§ TASK OBJECTIVE:
Wherever the word "this" appears in the entries, copy the whole line.

(Entries with chart source code)
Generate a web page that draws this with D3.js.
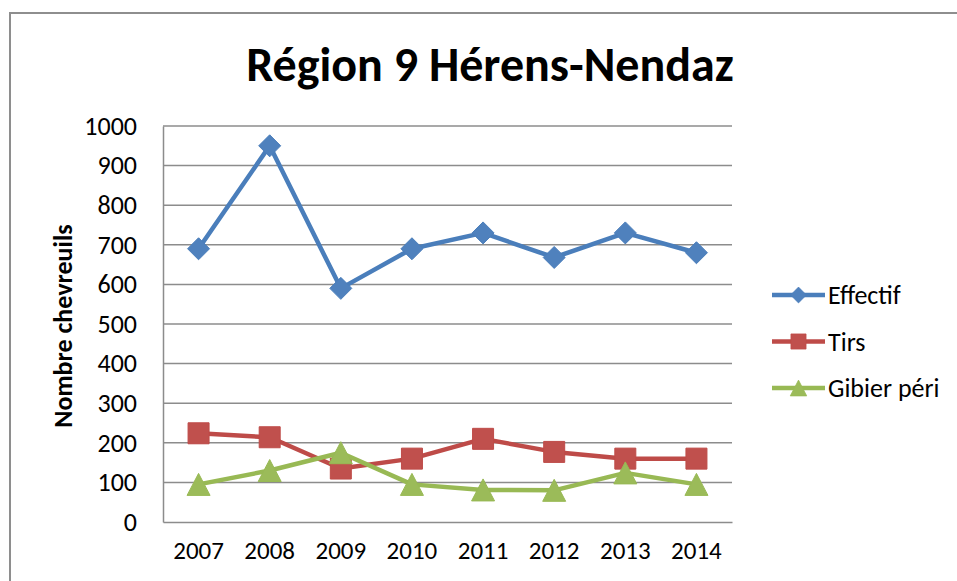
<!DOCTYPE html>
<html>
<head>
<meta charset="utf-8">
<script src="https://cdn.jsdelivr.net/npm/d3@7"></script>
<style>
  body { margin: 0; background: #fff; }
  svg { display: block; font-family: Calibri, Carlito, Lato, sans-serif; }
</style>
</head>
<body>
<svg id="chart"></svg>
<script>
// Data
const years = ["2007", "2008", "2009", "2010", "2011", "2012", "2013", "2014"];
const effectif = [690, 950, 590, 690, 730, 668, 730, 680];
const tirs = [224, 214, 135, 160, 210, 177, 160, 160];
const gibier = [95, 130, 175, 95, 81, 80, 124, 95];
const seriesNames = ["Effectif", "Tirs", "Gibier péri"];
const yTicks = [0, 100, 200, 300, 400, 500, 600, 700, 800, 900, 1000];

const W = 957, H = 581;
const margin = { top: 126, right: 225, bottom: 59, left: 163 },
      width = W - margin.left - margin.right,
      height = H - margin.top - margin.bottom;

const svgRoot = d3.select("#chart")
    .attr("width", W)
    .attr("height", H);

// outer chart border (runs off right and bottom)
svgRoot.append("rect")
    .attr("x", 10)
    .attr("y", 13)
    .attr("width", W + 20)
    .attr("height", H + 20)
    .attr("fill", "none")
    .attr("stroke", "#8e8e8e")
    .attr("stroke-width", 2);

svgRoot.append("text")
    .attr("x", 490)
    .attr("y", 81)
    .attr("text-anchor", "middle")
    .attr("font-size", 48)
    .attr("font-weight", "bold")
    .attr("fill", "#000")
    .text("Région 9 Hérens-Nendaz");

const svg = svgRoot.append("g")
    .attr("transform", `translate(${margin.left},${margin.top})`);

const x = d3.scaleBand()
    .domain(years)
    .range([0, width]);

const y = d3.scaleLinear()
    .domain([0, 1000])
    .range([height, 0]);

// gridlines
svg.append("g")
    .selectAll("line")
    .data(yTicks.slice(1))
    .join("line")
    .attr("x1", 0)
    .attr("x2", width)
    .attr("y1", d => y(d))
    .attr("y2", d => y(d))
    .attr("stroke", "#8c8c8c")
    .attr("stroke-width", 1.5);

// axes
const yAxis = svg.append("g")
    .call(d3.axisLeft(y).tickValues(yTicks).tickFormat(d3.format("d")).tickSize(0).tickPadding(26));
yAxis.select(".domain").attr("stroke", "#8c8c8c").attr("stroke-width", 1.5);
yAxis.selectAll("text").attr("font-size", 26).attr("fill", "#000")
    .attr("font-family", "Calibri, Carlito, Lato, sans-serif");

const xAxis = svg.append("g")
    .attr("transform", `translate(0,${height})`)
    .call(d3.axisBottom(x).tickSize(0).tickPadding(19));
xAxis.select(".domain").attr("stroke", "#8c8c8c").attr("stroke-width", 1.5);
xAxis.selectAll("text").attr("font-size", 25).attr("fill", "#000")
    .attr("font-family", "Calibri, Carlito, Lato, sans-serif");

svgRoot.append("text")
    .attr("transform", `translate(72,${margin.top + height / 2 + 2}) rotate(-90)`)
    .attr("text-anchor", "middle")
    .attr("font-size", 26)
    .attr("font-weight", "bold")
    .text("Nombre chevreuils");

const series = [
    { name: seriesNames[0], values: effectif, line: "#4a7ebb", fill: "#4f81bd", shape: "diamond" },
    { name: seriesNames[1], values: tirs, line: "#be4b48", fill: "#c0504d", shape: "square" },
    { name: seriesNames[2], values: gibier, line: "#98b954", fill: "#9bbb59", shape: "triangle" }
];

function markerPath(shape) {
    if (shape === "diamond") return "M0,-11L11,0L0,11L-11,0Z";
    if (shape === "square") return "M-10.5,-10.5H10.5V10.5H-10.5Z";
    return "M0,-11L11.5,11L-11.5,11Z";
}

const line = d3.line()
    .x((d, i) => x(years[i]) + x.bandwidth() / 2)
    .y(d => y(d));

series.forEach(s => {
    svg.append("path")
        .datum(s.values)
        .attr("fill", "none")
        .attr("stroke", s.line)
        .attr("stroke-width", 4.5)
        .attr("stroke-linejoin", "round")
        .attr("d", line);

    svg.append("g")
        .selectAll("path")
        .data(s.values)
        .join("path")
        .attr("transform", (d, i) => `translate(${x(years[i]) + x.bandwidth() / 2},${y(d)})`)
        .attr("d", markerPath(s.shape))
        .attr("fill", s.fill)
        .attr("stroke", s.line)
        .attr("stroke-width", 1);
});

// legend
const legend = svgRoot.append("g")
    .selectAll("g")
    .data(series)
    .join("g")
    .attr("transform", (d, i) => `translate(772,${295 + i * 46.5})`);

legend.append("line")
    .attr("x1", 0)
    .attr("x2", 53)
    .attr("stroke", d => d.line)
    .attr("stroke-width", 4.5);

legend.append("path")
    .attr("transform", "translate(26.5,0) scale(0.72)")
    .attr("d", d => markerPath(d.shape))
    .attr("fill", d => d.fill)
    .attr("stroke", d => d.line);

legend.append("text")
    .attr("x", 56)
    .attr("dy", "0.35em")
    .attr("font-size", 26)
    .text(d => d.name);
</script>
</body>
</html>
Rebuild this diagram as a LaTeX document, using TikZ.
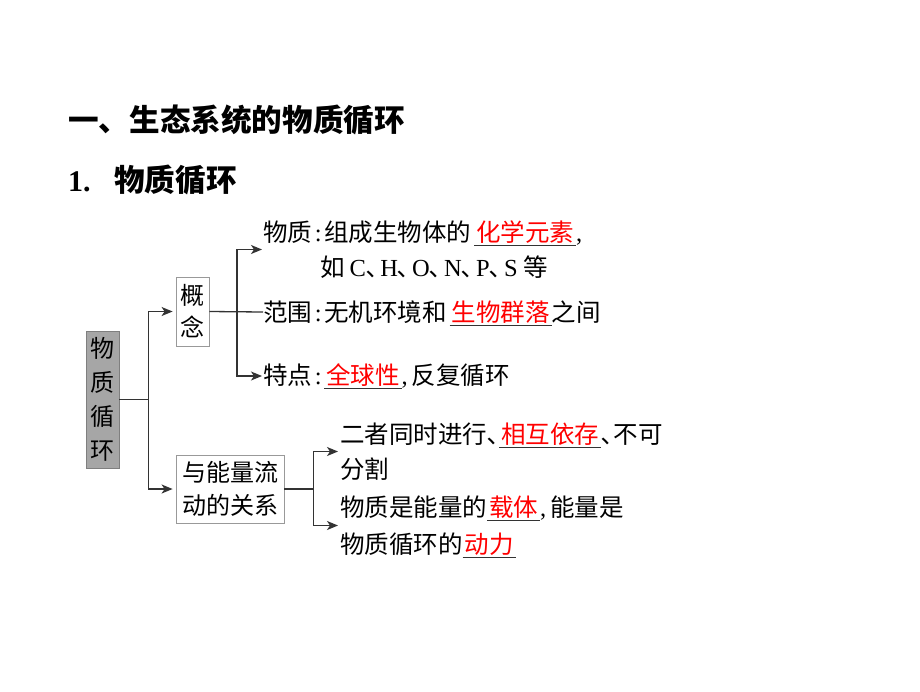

§ WRITTEN SOLUTION:
Generate a web page that draws this with D3.js.
Rebuild this diagram as a LaTeX document, using TikZ.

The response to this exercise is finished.